In December of 1992, Joseph Cervasio, who was the MORI Project Manager for New Jersey, told Boginis to evaluate a member of his staff, Bill Crim, for suitability as a sales manager. Boginis responded that Crim's lack of a New Jersey real estate license disqualified Crim from the position under New Jersey law. Boginis did not contact any governmental authority, such as the New Jersey Real Estate Commission. Cervasio argued with Boginis about Crim on March 19, 1993, and Cervasio told Boginis that he was recommending Boginis' termination. Boginis claims that Cervasio terminated him in retaliation for telling Cervasio that it would be illegal to promote Crim without a license. Cervasio states that Boginis' termination was due to restructuring and downsizing of the New Jersey project.
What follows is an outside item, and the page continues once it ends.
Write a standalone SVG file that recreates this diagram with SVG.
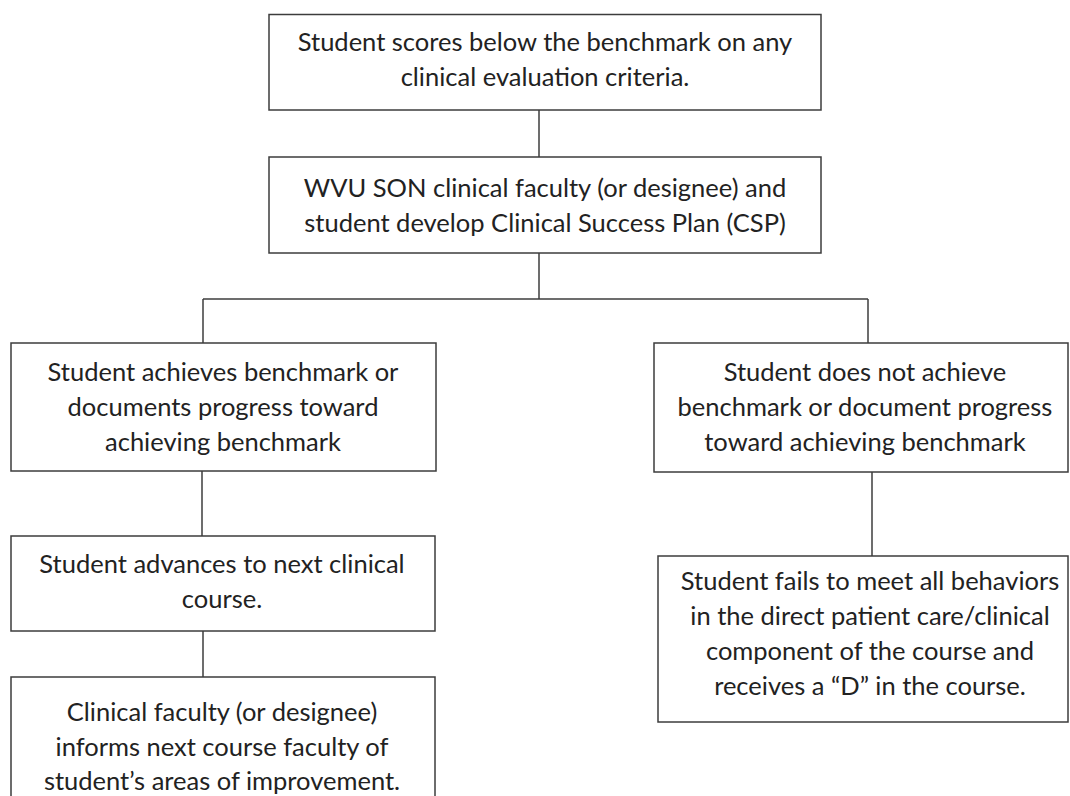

MORI has produced some evidence that during early 1993, it was laying off personnel at the New Jersey site. Sales and marketing staff had been reduced by one-third between June of 1992 and March of 1993, and Boginis had evaluated a large number of personnel for potential termination. However, Boginis states that there was no discussion of any elimination of sales management positions prior to Boginis' argument with Cervasio about Bill Crim on March 19, 1993. To the contrary, MORI was at that time actively seeking to hire another sales manager, because Cervasio and Boginis had agreed on the need for additional sales management staff in order to create a new sales program.

After informing Boginis that he intended to fire him, Cervasio immediately called Nancy Callahan, a member of MORI's human resources department, and asked about MORI's discipline procedures. Callahan advised Cervasio that, as specified in MORI's written policies, Cervasio was required to issue two written warnings and counseling before terminating an employee. According to MORI's Director of Human Resources, MORI's termination policy applies to all employees, including managers, and is addressed during employee orientation and included in MORI's employee handbook. MORI has a formal policy that terminations not in compliance with the requirements for progressive discipline are reversed by the Human Resources Department. Boginis' prior termination of a sales executive had been reversed by Human Resources for failure to comply with the policy. Cervasio admitted at his deposition that Boginis should not have been fired without at least two written warnings, but that the warnings were never given.

Subsequent to his termination, Boginis filed suit in the United States District Court for the Eastern District of Virginia, Alexandria Division. He alleged four different causes of action: misrepresentation (fraud) based upon oral statements made and information not disclosed at the time he was interviewing for the job in Barbados (Count I); breach of contract (Count II); breach of contract based upon a claimed "implied contract term" that he could not be terminated without standard personnel procedures (Count III); and a violation of CEPA in that Boginis' termination was in retaliation for complaining that Bill Crim needed a real estate license (Count IV).

After discovery was taken, MORI moved for summary judgment. Boginis voluntarily dismissed Count II of his complaint.